WeWork is poised to make its much-anticipated initial public offering, possibly as soon as next month, based on a S-1 form it filed with the US Securities Exchange Commission last week.
The prospectus brought the simmering debate over the viability of WeWork – and, by proxy, the space-as-a-service sector broadly – to a full boil. Longstanding concerns about the co-working pioneer’s business model, its rapid growth rate and its creditworthiness as a tenant have been joined by new concerns about its valuation, governance and accounting practices.
WeWork disclosed a net loss of $900 million through the first half of 2019 and admitted having no timetable for profitability, giving critics ample fodder. One analyst called the SEC filing a “masterpiece of obfuscation” in an interview with Bloomberg; the Harvard Business Review questioned the company’s tech credentials; The Verge called it “a soap opera” and venture capitalist-turned-presidential candidate Andrew Yang described its $47 billion valuation as “utterly ridiculous.”
Yet top banks, including JPMorgan Chase and Goldman Sachs, are prepared to underwrite the IPO and a $6 billion credit line to the company once it closes.
Valid arguments can be found on both sides of the debate over WeWork’s corporate value. But one fact should go uncontested: that its IPO would be a boon to institutional real estate investors and operators.
Regardless of how it plays out, a listing would crystallize underwritings that have thus far been more presumptive than precise. Allowing public equities to determine the value of the world’s biggest co-working provider will give the private markets a badly needed peek under the hood of WeWork and the broader space-as-a-service universe, which is only growing with occupier demand.
Through the first six months of this year, co-working has accounted for 10.1 million square feet of new leasing volume in the US alone, according to the brokerage firm JLL, second only to the technology sector’s 10.7 million square feet. Flexible office – a category that also includes the short-term office solutions that WeWork offers to enterprise companies – accounts for less than 5 percent of US office stock today, but JLL expects it to reach 30 percent by 2030.
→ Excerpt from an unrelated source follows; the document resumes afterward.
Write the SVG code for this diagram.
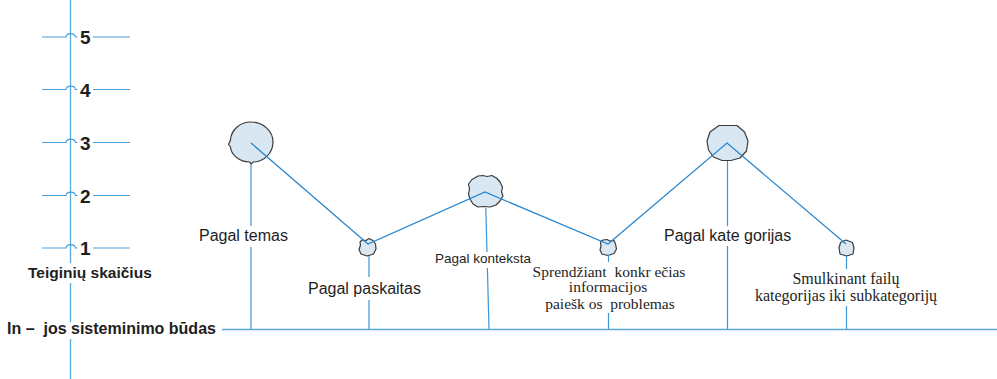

This preference for malleability has already been reflected in the market. Flexible office space went from a 2.6 percent share of US leasing volume in 2017 to 5.2 percent last year, according to CBRE, another brokerage.
Landlords, institutional and otherwise, have benefited from WeWork’s swift expansion to 111 cities worldwide. In Manhattan alone, it has more than 5.3 million square feet of office space, making it the largest private tenant on the island. Yet many of those same landlords are vexed by questions about the appeal and longevity of co-working, and, subsequently, WeWork’s ability to meet its rent obligations. This a reasonable fear given that its $47.2 billion of lease commitments are stacked up against a mere $4 billion of secured revenue. Public market exposure should shed light on market appetite for flexible office space and either dispel concerns or confirm them.
An IPO will shake up long-held convictions about WeWork and what it does, leading to new assumptions – ones based solidly in fact. The traded stock will then serve as a benchmark from which to measure private market exposures to shared and flexible office spaces.
WeWork’s founders and shareholders can fret over whether they can capitalize on a purported $47 billion valuation. The rest of the real estate industry should view price as a secondary concern. More important is the clarity a public offering would bring to this otherwise murky, disruptive business model.